Рябушинский выражал надежду на то, что Европа «найдёт в себе силы вновь возродиться» и что в этом случае и Россия получит возможность развить свои производительные силы и выйти на «широкую дорогу национального расцвета и богатства». Однако не фабрикантам и банкирам Рябушинским, профукавшим ту Россию, которую они имели, была под силу такая гулливеровская задача. «Старая» Европа, даже опутанная «колоссальными долгами» Америке, крепко держала Россию Романовых и Рябушинских за горло не менее колоссальными долгами России «старой» Европе! И это – не считая русских долгов Америке.
Можно ли было России выйти на широкую дорогу национального расцвета и богатства, будучи отягощённой подобным тяжким грузом?

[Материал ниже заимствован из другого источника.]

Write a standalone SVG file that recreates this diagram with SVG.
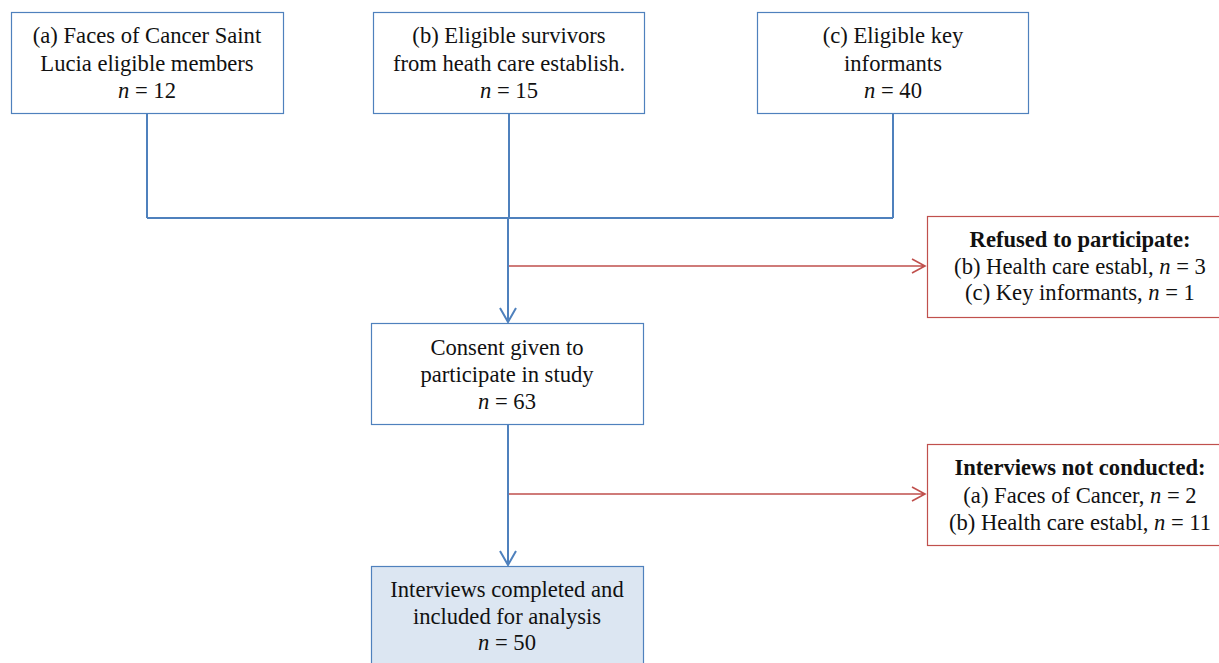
<svg xmlns="http://www.w3.org/2000/svg" width="1219" height="663" viewBox="0 0 1219 663">
<style>
.bx{fill:#fff;stroke:#4f81bd;stroke-width:1.2}
.rb{fill:#fff;stroke:#c0504d;stroke-width:1.2}
.fb{fill:#dce6f2;stroke:#4f81bd;stroke-width:1.2}
text{font-family:"Liberation Serif","Times New Roman",serif;font-size:22.6px;fill:#111;text-anchor:middle}
.b{font-weight:bold}
.i{font-style:italic}
.bl{fill:none;stroke:#4f81bd;stroke-width:2}
.rl{fill:none;stroke:#c0504d;stroke-width:1.6}
</style>
<g id="connectors">
<path class="bl" d="M147,113 V218 M509,113 V218 M893,113 V218 M147,218 H893"/>
<path class="bl" d="M508,218 V322 M500,308 L508,322 L516,308"/>
<path class="bl" d="M508,424 V565 M500,551 L508,565 L516,551"/>
<path class="rl" d="M509,266 H925 M912,259 L925,266 L912,273"/>
<path class="rl" d="M509,494 H925 M912,487 L925,494 L912,501"/>
</g>
<g id="nodeA">
<rect class="bx" x="11.5" y="12.5" width="272" height="101"/>
<text x="147" y="43">(a) Faces of Cancer Saint</text>
<text x="147" y="71">Lucia eligible members</text>
<text x="147" y="98"><tspan class="i">n</tspan> = 12</text>
</g>
<g id="nodeB">
<rect class="bx" x="373.5" y="12.5" width="271" height="101"/>
<text x="509" y="43">(b) Eligible  survivors</text>
<text x="509" y="71">from heath care establish.</text>
<text x="509" y="98"><tspan class="i">n</tspan> = 15</text>
</g>
<g id="nodeC">
<rect class="bx" x="757.5" y="12.5" width="271" height="101"/>
<text x="893" y="43">(c) Eligible key</text>
<text x="893" y="71">informants</text>
<text x="893" y="98"><tspan class="i">n</tspan> = 40</text>
</g>
<g id="nodeConsent">
<rect class="bx" x="371.5" y="323.5" width="272" height="101"/>
<text x="507" y="355">Consent given to</text>
<text x="507" y="382">participate in study</text>
<text x="507" y="409"><tspan class="i">n</tspan> = 63</text>
</g>
<g id="nodeRefused">
<rect class="rb" x="927.5" y="216.5" width="295" height="101"/>
<text class="b" x="1080" y="247">Refused to participate:</text>
<text x="1080" y="274">(b) Health  care establ, <tspan class="i">n</tspan> = 3</text>
<text x="1080" y="300">(c) Key informants, <tspan class="i">n</tspan> = 1</text>
</g>
<g id="nodeNotConducted">
<rect class="rb" x="927.5" y="444.5" width="295" height="101"/>
<text class="b" x="1080" y="475">Interviews not conducted:</text>
<text x="1080" y="503">(a) Faces of Cancer, <tspan class="i">n</tspan> = 2</text>
<text x="1080" y="530">(b) Health  care establ, <tspan class="i">n</tspan> = 11</text>
</g>
<g id="nodeCompleted">
<rect class="fb" x="371.5" y="566.5" width="272" height="101"/>
<text x="507" y="597">Interviews completed and</text>
<text x="507" y="624">included for analysis</text>
<text x="507" y="650"><tspan class="i">n</tspan> = 50</text>
</g>
</svg>
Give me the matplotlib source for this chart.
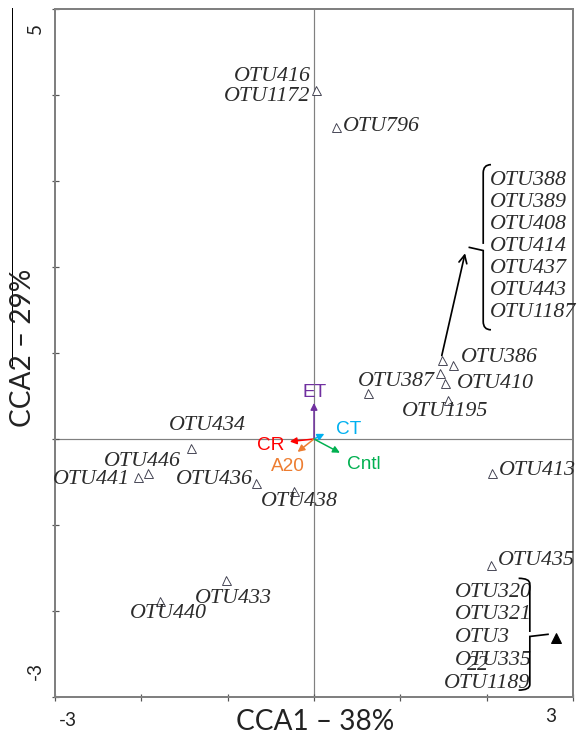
import numpy as np
import matplotlib
matplotlib.use("Agg")
import matplotlib.pyplot as plt
from matplotlib.path import Path
from matplotlib.patches import PathPatch

# species scores (open triangles)
otu_labels = ["OTU416\nOTU1172", "OTU796", "", "OTU386", "", "OTU410", "OTU1195",
              "OTU387", "OTU413", "OTU435", "OTU434", "OTU446", "OTU441",
              "OTU436", "OTU438", "OTU433", "OTU440"]
otu_x = [0.02, 0.25, 1.48, 1.61, 1.46, 1.52, 1.55, 0.63, 2.06, 2.05,
         -1.42, -1.92, -2.04, -0.67, -0.23, -1.02, -1.78]
otu_y = [4.06, 3.63, 0.92, 0.86, 0.77, 0.65, 0.45, 0.53, -0.40, -1.47,
         -0.10, -0.40, -0.44, -0.51, -0.60, -1.64, -1.88]

# grouped species (filled triangle)
group_x = [2.80]
group_y = [-2.31]
group_top = ["OTU388", "OTU389", "OTU408", "OTU414", "OTU437", "OTU443", "OTU1187"]
group_bottom = ["OTU320", "OTU321", "OTU3", "OTU335", "OTU1189"]

# environmental vectors
env_names = ["ET", "CT", "CR", "A20", "Cntl"]
env_x = [0.0, 0.12, -0.28, -0.19, 0.30]
env_y = [0.42, 0.06, -0.03, -0.15, -0.16]
env_colors = ["#7030A0", "#00B0F0", "#FF0000", "#ED7D31", "#00B050"]

# label offsets in points (layout only)
otu_off = [(-5, 3, "right"), (7, 0, "left"), None, (8, 8, "left"), None,
           (12, 0, "left"), (-3, -11, "center"), (28, 12, "center"),
           (7, 3, "left"), (7, 5, "left"), (16, 22, "center"), (-6, 12, "center"),
           (-8, -3, "right"), (-3, 3, "right"), (5, -11, "center"),
           (7, -18, "center"), (8, -13, "center")]
env_off = [(1, 10), (24, 4), (-19, -4), (-10, -15), (24, -12)]

DPI = 72
fig = plt.figure(figsize=(578 / DPI, 742 / DPI), dpi=DPI)
ax = fig.add_axes([55 / 578, 1 - 697 / 742, 518 / 578, 688 / 742])
ax.set_xlim(-3, 3)
ax.set_ylim(-3, 5)
ax.set_xticks(range(-3, 4))
ax.set_yticks(range(-3, 6))
ax.set_xticklabels([])
ax.set_yticklabels([])
ax.tick_params(direction="inout", length=7, width=1.2, color="#555555")
for s in ax.spines.values():
    s.set_color("#808080")
    s.set_linewidth(2)
ax.axhline(0, color="#808080", lw=1.2, zorder=1)
ax.axvline(0, color="#808080", lw=1.2, zorder=1)

serif = dict(family="Liberation Serif", style="italic", fontsize=22, color="#2b2b2b")

ax.plot(otu_x, otu_y, ls="none", marker="^", ms=9, mfc="white", mec="#3a3a4a",
        mew=0.9, zorder=3)
ax.plot(group_x, group_y, ls="none", marker="^", ms=10, mfc="black", mec="black", zorder=3)

for lab, x, y, off in zip(otu_labels, otu_x, otu_y, otu_off):
    if not lab:
        continue
    dx, dy, ha = off
    ax.annotate(lab, (x, y), xytext=(dx, dy), textcoords="offset points",
                ha=ha, va="center", linespacing=1.05, zorder=4, **serif)

for name, x, y, c, (dx, dy) in zip(env_names, env_x, env_y, env_colors, env_off):
    ax.annotate("", xy=(x, y), xytext=(0, 0),
                arrowprops=dict(arrowstyle="-|>", color=c, lw=1.5,
                                mutation_scale=14, shrinkA=0, shrinkB=0), zorder=5)
    ax.annotate(name, (x, y), xytext=(dx, dy), textcoords="offset points",
                ha="center", va="center", color=c, fontsize=19,
                family="Liberation Sans", zorder=5)

# arrow from the clustered points up to the bracket
ax.annotate("", xy=(1.75, 2.16), xytext=(1.48, 0.97),
            arrowprops=dict(arrowstyle="->", color="black", lw=1.7,
                            mutation_scale=20, shrinkA=0, shrinkB=0))


def brace(ax, x, y0, y1, tip, hook, lw=1.7):
    # x: spine position, tip: x of the middle point, hook: x of the end hooks
    ym = (y0 + y1) / 2
    verts = [(hook, y0), (x, y0), (x, y0 + 0.05 * (y1 - y0)),
             (x, ym - 0.02 * (y1 - y0)), (tip, ym),
             (x, ym + 0.02 * (y1 - y0)),
             (x, y1 - 0.05 * (y1 - y0)), (x, y1), (hook, y1)]
    codes = [Path.MOVETO, Path.CURVE3, Path.CURVE3, Path.LINETO, Path.LINETO,
             Path.MOVETO, Path.LINETO, Path.CURVE3, Path.CURVE3]
    ax.add_patch(PathPatch(Path(verts, codes), fill=False, lw=lw, color="black",
                           zorder=4))


brace(ax, 1.96, 1.27, 3.19, 1.79, 2.05)
ys = 3.01 - 0.256 * np.arange(len(group_top))
for lab, y in zip(group_top, ys):
    ax.text(2.04, y, lab, ha="left", va="center", **serif)

ys = -1.78 - 0.265 * np.arange(len(group_bottom))
for lab, y in zip(group_bottom, ys):
    ax.text(1.51 if lab == "OTU1189" else 1.63, y, lab, ha="left", va="center", **serif)
ax.text(1.77, -2.63, "22", ha="left", va="center", **serif)
brace(ax, 2.50, -2.92, -1.62, 2.72, 2.37)

# axis texts
sans = dict(family="Lato", color="#222222")
fig.text(315 / 578, 1 - 722 / 742, "CCA1 \u2013 38%", ha="center", va="center",
         fontsize=28, **sans)
fig.text(23 / 578, 1 - 348 / 742, "CCA2 \u2013 29%", ha="center", va="center",
         rotation=90, fontsize=28, **sans)
fig.text(68 / 578, 1 - 720 / 742, "-3", ha="center", va="center", fontsize=19, **sans)
fig.text(551 / 578, 1 - 717 / 742, "3", ha="center", va="center", fontsize=19, **sans)
fig.text(35 / 578, 1 - 28 / 742, "5", ha="center", va="center", rotation=90,
         fontsize=19, **sans)
fig.text(35 / 578, 1 - 671 / 742, "-3", ha="center", va="center", rotation=90,
         fontsize=19, **sans)
fig.add_artist(plt.Line2D([12 / 578, 12 / 578], [1 - 8 / 742, 1 - 365 / 742],
                          transform=fig.transFigure, color="black", lw=1))

fig.savefig("out.png", dpi=DPI)
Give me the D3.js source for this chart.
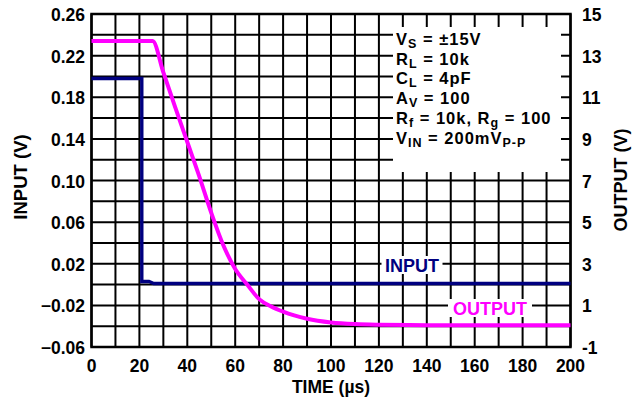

ЗНАЯ ЭТО, и многое другое подобное, можно ли говорить, что российские промышленники, свергая царя, оказывали услугу прежде всего самим себе? Не будет ли более верной версия о том, что они заранее соглашались на вторые и третьи роли при американском капитале в России, когда этот капитал придёт туда?
Да и могло ли быть иначе? Ведь уже было ясно, что после окончания Первой мировой войны капитал США глубоко внедрится в экономику даже ведущих стран Европы: Англии и Германии. На что в этом случае могла рассчитывать новая буржуазная Россия, за войну увязшая в долгах?
Война была крайне выгодна Америке. Только 48 крупнейших корпораций в своих отчётах за 1916 год показали прибыль в сумме 965 миллионов долларов (в нынешних ценах это не одна сотня миллиардов долларов). В целом же Америка нажила на европейской войне 35 миллиардов тогдашних долларов. Отдельные компании увеличили свои доходы в десятки раз! И немалая часть этого небывало мощного золотого потока, который всю войну изливался из Европы в Америку, после войны должна была хлынуть обратно в Европу, дабы утопить самостоятельную её будущность. Тем более на подобную участь была обречена царская ли, буржуазная ли, Россия, особенно – с учётом того, что в ней явно более значимо, чем в европейских странах Антанты, орудовали агенты влияния США.